Effective removal of hydrogen sulfide using Mn-based recovered oxides from recycled batteries

Abstract The use of clean and environmentally friendly renewable energy as well as the minimization of waste disposal are fundamental aspects to be considered nowadays in a circular economy approach. In this way, the development of efficient systems for sulfur removal in biomass and waste gasification is of key relevance and the use of recycled materials will provide an opportunity to combine the reduction of waste‘s production and the application of circular economy principles. Sorbents from waste powder of recycled batteries have been prepared at laboratory scale. Subsequently, their potential application to syngas cleaning is evaluated specifically for H2S removal.

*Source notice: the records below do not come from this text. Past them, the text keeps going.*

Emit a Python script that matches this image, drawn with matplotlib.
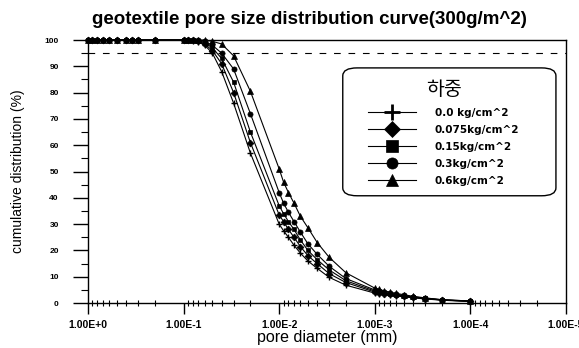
import numpy as np
import matplotlib
matplotlib.use("Agg")
import matplotlib.pyplot as plt
from matplotlib.lines import Line2D
from matplotlib.patches import FancyBboxPatch
from matplotlib.ticker import LogLocator, NullFormatter, FixedLocator
from matplotlib.font_manager import FontProperties

plt.rcParams['font.family'] = ['Liberation Sans', 'Noto Sans CJK KR', 'DejaVu Sans']

# pore diameter (mm), shared by all load cases
diameter = [1.0, 0.9, 0.8, 0.7, 0.6, 0.5, 0.4, 0.35, 0.3, 0.2,
            0.1, 0.09, 0.08, 0.07, 0.06, 0.05, 0.04, 0.03, 0.02,
            0.01, 0.009, 0.008, 0.007, 0.006, 0.005, 0.004, 0.003, 0.002,
            0.001, 0.0009, 0.0008, 0.0007, 0.0006, 0.0005, 0.0004, 0.0003, 0.0002, 0.0001]

top = [100] * 10
load_00 = top + [100, 100, 99.8, 99.3, 98, 95, 88, 76, 57,
                 30, 27.5, 25, 22, 19, 16, 13.2, 9.8, 6.8,
                 3.8, 3.5, 3.3, 3.0, 2.7, 2.4, 2.0, 1.6, 1.1, 0.6]
load_0075 = top + [100, 100, 100, 99.6, 98.5, 96, 91, 80, 61,
                   33.5, 31, 28, 25, 21.5, 18, 15, 11.2, 7.8,
                   4.2, 3.9, 3.6, 3.3, 2.9, 2.6, 2.2, 1.7, 1.2, 0.7]
load_015 = top + [100, 100, 100, 99.8, 99, 97, 93, 84, 65,
                  37, 34, 31, 28, 24, 20, 16.5, 12.6, 8.5,
                  4.6, 4.2, 3.9, 3.5, 3.1, 2.7, 2.3, 1.8, 1.2, 0.7]
load_03 = top + [100, 100, 100, 100, 99.5, 98, 95, 89, 72,
                 42, 38, 34.5, 31, 27, 22.5, 18.5, 14, 9.3,
                 5.0, 4.6, 4.2, 3.8, 3.4, 2.9, 2.4, 1.9, 1.3, 0.8]
load_06 = top + [100, 100, 100, 100, 100, 99.5, 98.5, 94, 80.5,
                 51, 46, 42, 38, 33, 28.6, 23, 17.4, 11.5,
                 5.7, 5.2, 4.7, 4.2, 3.7, 3.2, 2.6, 2.0, 1.3, 0.8]

labels = ['0.0 kg/cm^2', '0.075kg/cm^2', '0.15kg/cm^2', '0.3kg/cm^2', '0.6kg/cm^2']
series = [load_00, load_0075, load_015, load_03, load_06]
markers = ['+', 'D', 's', 'o', '^']
msizes = [4.5, 3.5, 3.5, 3.7, 4]

fig = plt.figure(figsize=(5.79, 3.48), dpi=100)
ax = fig.add_axes([0.152, 0.129, 0.8255, 0.756])

for vals, m, ms in zip(series, markers, msizes):
    ax.plot(diameter, vals, color='black', lw=0.8, marker=m, ms=ms,
            mew=1.0 if m == '+' else 0.5, clip_on=False)

ax.axhline(95, color='black', lw=0.8, ls=(0, (6, 7)))

ax.set_xscale('log')
ax.set_xlim(1, 1e-5)
ax.set_ylim(0, 100)

ax.xaxis.set_major_locator(FixedLocator([1, 1e-1, 1e-2, 1e-3, 1e-4, 1e-5]))
ax.set_xticklabels(['1.00E+0', '1.00E-1', '1.00E-2', '1.00E-3', '1.00E-4', '1.00E-5'],
                   fontsize=7.5, fontweight='bold')
ax.xaxis.set_minor_locator(LogLocator(base=10, subs=np.arange(2, 10)))
ax.xaxis.set_minor_formatter(NullFormatter())
ax.tick_params(axis='x', which='major', direction='out', length=8, width=1, pad=4)
ax.tick_params(axis='x', which='minor', direction='inout', length=5, width=0.8)

ax.set_yticks(np.arange(0, 101, 10))
ax.set_yticklabels([str(v) for v in range(0, 101, 10)], fontsize=6, fontweight='bold')
ax.set_yticks(np.arange(5, 100, 10), minor=True)
ax.tick_params(axis='y', which='major', direction='out', length=11, width=1, pad=10)
ax.tick_params(axis='y', which='minor', direction='out', length=5, width=0.8)

for s in ax.spines.values():
    s.set_linewidth(1.0)

ax.set_xlabel('pore diameter (mm)', fontsize=11.5, labelpad=0)
ax.set_ylabel('cumulative distribution (%)', fontsize=10, labelpad=14)
fig.suptitle('geotextile pore size distribution curve(300g/m^2)', x=0.534, y=0.968,
             fontsize=13.5, fontweight='bold')

# rounded legend frame
box = FancyBboxPatch((0.545, 0.42), 0.422, 0.462, boxstyle='round,pad=0.012,rounding_size=0.03',
                     transform=ax.transAxes, facecolor='white', edgecolor='black', lw=1.0,
                     zorder=4)
ax.add_patch(box)

handles = [Line2D([], [], color='black', lw=0.8, marker=m, ms=8 if m != '+' else 11,
                  mew=2 if m == '+' else 0.5) for m in markers]
leg = ax.legend(handles, labels, title='하중', loc='upper left',
                bbox_to_anchor=(0.586, 0.85), frameon=False,
                handlelength=4.6, handletextpad=1.8,
                labelspacing=0.68, borderpad=0, borderaxespad=0,
                prop=FontProperties(family=['DejaVu Sans'], weight='bold', size=7.5),
                title_fontproperties=FontProperties(family=['Noto Sans CJK KR'], size=14))
leg.set_zorder(5)
leg._legend_box.align = 'center'

fig.savefig('out.png', dpi=100)
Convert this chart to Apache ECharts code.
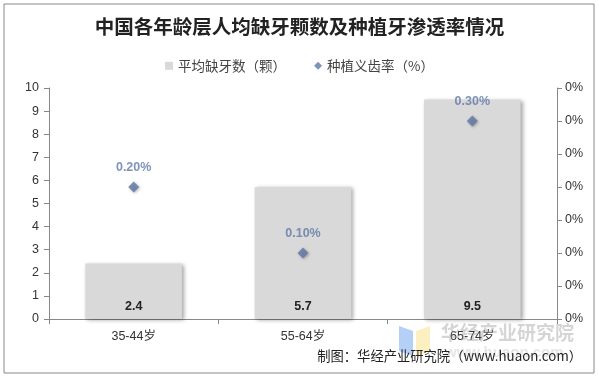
<!DOCTYPE html>
<html><head><meta charset="utf-8">
<script src="https://cdn.jsdelivr.net/npm/echarts@6/dist/echarts.min.js"></script>
<style>html,body{margin:0;padding:0;background:#fff}#c{width:599px;height:379px}</style>
</head><body><div id="c"></div>
<script>
const categories = ['35-44岁', '55-64岁', '65-74岁'];
const missingTeeth = [2.4, 5.7, 9.5];
const implantRate = [0.2, 0.1, 0.3];
const leftTicks = [0, 1, 2, 3, 4, 5, 6, 7, 8, 9, 10];
const titleText = '中国各年龄层人均缺牙颗数及种植牙渗透率情况';
const seriesNames = ['平均缺牙数（颗）', '种植义齿率（%）'];
const footerText = '制图：华经产业研究院（www.huaon.com）';

const chart = echarts.init(document.getElementById('c'), null, {renderer: 'canvas'});
const font = '"Liberation Sans","Noto Sans CJK SC",sans-serif';
chart.setOption({
  animation: false,
  backgroundColor: '#fff',
  title: {text: titleText, left: 'center', top: 12,
    textStyle: {fontSize: 19.5, fontWeight: 'bold', color: '#222', fontFamily: '"Noto Sans CJK SC",serif'}},
  legend: {top: 54, left: 'center', itemGap: 28, itemWidth: 8, itemHeight: 8,
    textStyle: {fontSize: 13.5, color: '#444', fontFamily: '"Noto Sans CJK SC",sans-serif'},
    data: [{name: seriesNames[0], icon: 'rect'}, {name: seriesNames[1], icon: 'diamond'}]},
  grid: {left: 49, right: 42, top: 88, bottom: 60},
  xAxis: {type: 'category', data: categories,
    axisLine: {lineStyle: {color: '#888'}},
    axisTick: {show: true, length: 5, lineStyle: {color: '#888'}},
    axisLabel: {color: '#333', fontSize: 12.5, margin: 11, fontFamily: font}},
  yAxis: [
    {type: 'value', min: 0, max: 10, interval: 1, position: 'left',
      axisLine: {show: true, lineStyle: {color: '#888'}},
      axisTick: {show: true, length: 5, lineStyle: {color: '#888'}},
      splitLine: {show: false},
      axisLabel: {color: '#333', fontSize: 12.5, margin: 10, fontFamily: font}},
    {type: 'value', min: 0, max: 0.35, interval: 0.05, position: 'right',
      axisLine: {show: true, lineStyle: {color: '#888'}},
      axisTick: {show: true, length: 5, lineStyle: {color: '#888'}},
      splitLine: {show: false},
      axisLabel: {color: '#333', fontSize: 12.5, margin: 8, fontFamily: font,
        formatter: v => Math.round(v) + '%'}}
  ],
  series: [
    {name: seriesNames[0], type: 'bar', data: missingTeeth, barWidth: '57%', yAxisIndex: 0,
      itemStyle: {color: '#d9d9d9', shadowColor: 'rgba(0,0,0,0.35)', shadowBlur: 4, shadowOffsetX: 2, shadowOffsetY: 1},
      label: {show: true, position: 'insideBottom', distance: 6, color: '#222', fontWeight: 'bold', fontSize: 12.5, fontFamily: font}},
    {name: seriesNames[1], type: 'scatter', data: implantRate, yAxisIndex: 1, symbol: 'diamond', symbolSize: 11,
      itemStyle: {color: '#5f77a5', shadowColor: 'rgba(0,0,0,0.35)', shadowBlur: 3, shadowOffsetX: 1, shadowOffsetY: 1},
      label: {show: true, position: 'top', distance: 8, color: '#5f77a5', fontWeight: 'bold', fontSize: 12.5, fontFamily: font,
        formatter: p => p.value.toFixed(2) + '%'}}
  ],
  graphic: [
    {type: 'rect', shape: {x: 4, y: 4, width: 590, height: 369}, style: {fill: 'none', stroke: '#888', lineWidth: 1}, z: 100},
    {type: 'polygon', shape: {points: [[399,326],[413,331],[413,356],[399,351]]}, style: {fill: 'rgba(120,170,240,0.55)'}, z: 50},
    {type: 'polygon', shape: {points: [[416,331],[430,326],[430,351],[416,356]]}, style: {fill: 'rgba(250,225,140,0.55)'}, z: 50},
    {type: 'text', left: 441, top: 323, style: {text: '华经产业研究院', font: 'bold 19px "Noto Sans CJK SC"', fill: 'rgba(150,150,150,0.4)'}, z: 50},
    {type: 'text', left: 445, top: 345, style: {text: 'www.huaon.com', font: 'bold 15px sans-serif', fill: 'rgba(170,170,170,0.3)'}, z: 50},
    {type: 'text', right: 17, top: 349, style: {text: footerText, font: '13.3px "Noto Sans CJK SC"', fill: '#222'}, z: 60}
  ]
});
</script></body></html>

Lab-scale tests at 400°C, 10 bar and space velocity of 3500 h−1 were carried out using first a simplified gas mixture of 0.9% H2S in N2 and then a more complex one consisting of 20% H2, 40% CO and 0.45% H2S/N2 to investigate the effect of reducing components, CO and H2 co-existing with H2S in any syngas. Sorbent utilization values as high as 80% (w/w, %) were obtained when tested under realistic syngas composition. XRF, XRD, XPS, TEM and textural characterization results of fresh and sulfided samples showed that those materials with higher Mn contents showed higher H2S removal capacity although the Mn/Zn ratio demonstrated to play a crucial role in their selectivity to form sulfides. Additionally, plausible mechanisms for H2S removal are discussed where the influence of composition, structure and morphology of the recovered binary metal oxides on sulfur removal efficiency is analysed.